My own experiences are that the deeper I go into computer science, the more sheer fun I have. The most exciting time I can remember programming was working on a language of my own. It didn’t bear fruit, but what I learned transformed my GUI toolkit (among other things) into something far more robust. And the more I work on these things, the more I recognize how unbelievably bloated every last thing in computer science has become. It’s refreshing to shed away decades of cruft and just start fresh. To see how much you can do with 1/20th the code. Eg I just wrote a fancy cross-platform CRUD application with lots of input validation in 400 lines … of C++ code! I can parse PNG images in 16KiB of code from two headers … no need for 400KiB of zlib and 300KiB of libpng. I have a functional IPv4+6 web server in 200 lines of code. A high-quality audio IIR filter in 3.8KiB of code. A delta-patching format you can describe in full on a postcard. And every time I hear, “but you could have just used $library!” And yeah, I could have. And I would have added lots of dependencies making the code harder to build, and I will have learned nothing meaningful in the process. No thank you.
I understand there are coders that just wanna get paid. Surely, the least amount of work is the easiest way to do that. But I was appealing to people who enjoy programming as an art: don’t let other people convince you to be a worker bee when you could have so much more fun experimenting. One thing is for certain: nobody’s ever going to remember the 9-5 office worker who maintained blog.generic-company.com. But they sure will remember Daniel Bernstein, or John Carmack, or Bjarne Stroustrup.
I also understand it’s not a good idea to deploy your own homegrown Caeser cipher out at your job at Wells Fargo. I’m talking about applications where safety and job security aren’t on the line here. Someone has to learn how to write crypto libraries. If we all leave it to the OpenSSL guys then we get a software monoculture that screws us all when, surprise!, they’re not perfect either and now everyone has to deal with Heartbleed.

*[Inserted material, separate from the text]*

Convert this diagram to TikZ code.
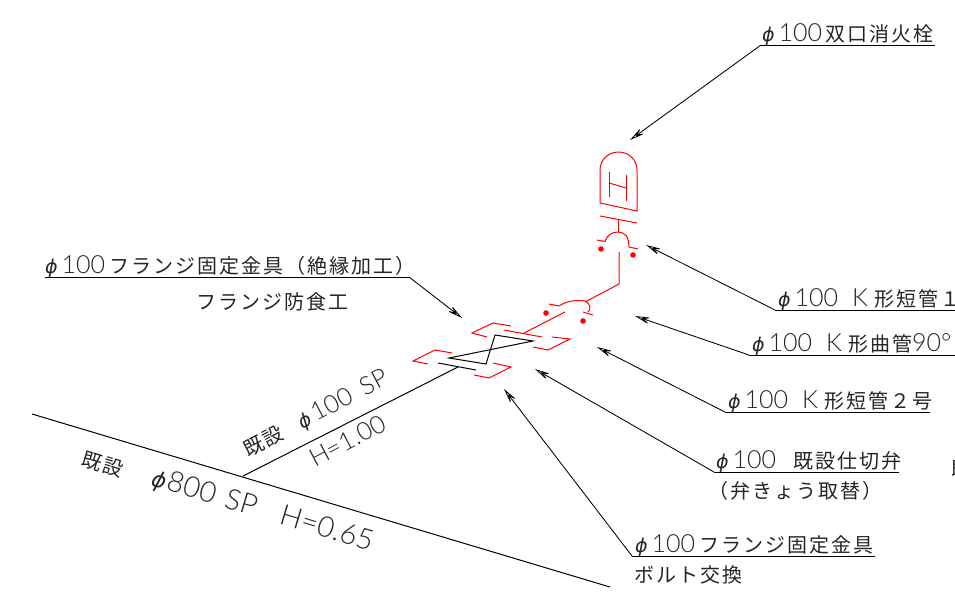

But, look how fast my site loads. You click that article link and the page is there in 20 milliseconds. Now go try a web 3.0 darling like Slack, and you’re sitting there twiddling your thumbs for 20 seconds while the chat loads. Is my C++ on the web approach really worse than that?
This one doesn’t mean that you shouldn’t write any, it means that you shouldn’t use your own crypto for security reasons, but you still can learn !
In particular, the advice was originally intended to mean “don’t invent/write your own primitives or modes”. It has morphed into “don’t write crypto code period”. Case in point: JWT.
With libraries like sodium (or even OpenSSL if you tread carefully), there is no reason why a developer can’t safely encrypt a cookie.
History has shown that most people who think they can safely encrypt a cookie screw up the MAC and open themselves up to all sorts of heinous cookie forgery vulns.
Exactly. The whole task has to be designed and reviewed by security experts due to composition errors. There’s also sometimes assumptions that primitive builders assume others will know but don’t document. Related to that, there’s system/environment aspects that might need considering such as whether it has swap or hibernate which can put keys on hard disks. Lots of little things I don’t trust a non-security engineer to know.
I love this. These kinds of attitudes have always bothered me. While in some situations ‘don’t reinvent the wheel’ might be appropriate, I find more often than not it is terrible advice, and it is taken too far (like many things, e.g. the premature optimisation quote). We don’t really have ‘wheels’ in programming. A wheel (the concept at least) is very simple and difficult to improve. The same is not true of much in the world of computing.
One thing I’d like to ask the author: do you need “to lead instead of follow” in order to want to learn something? Or was that just a rhetorical device?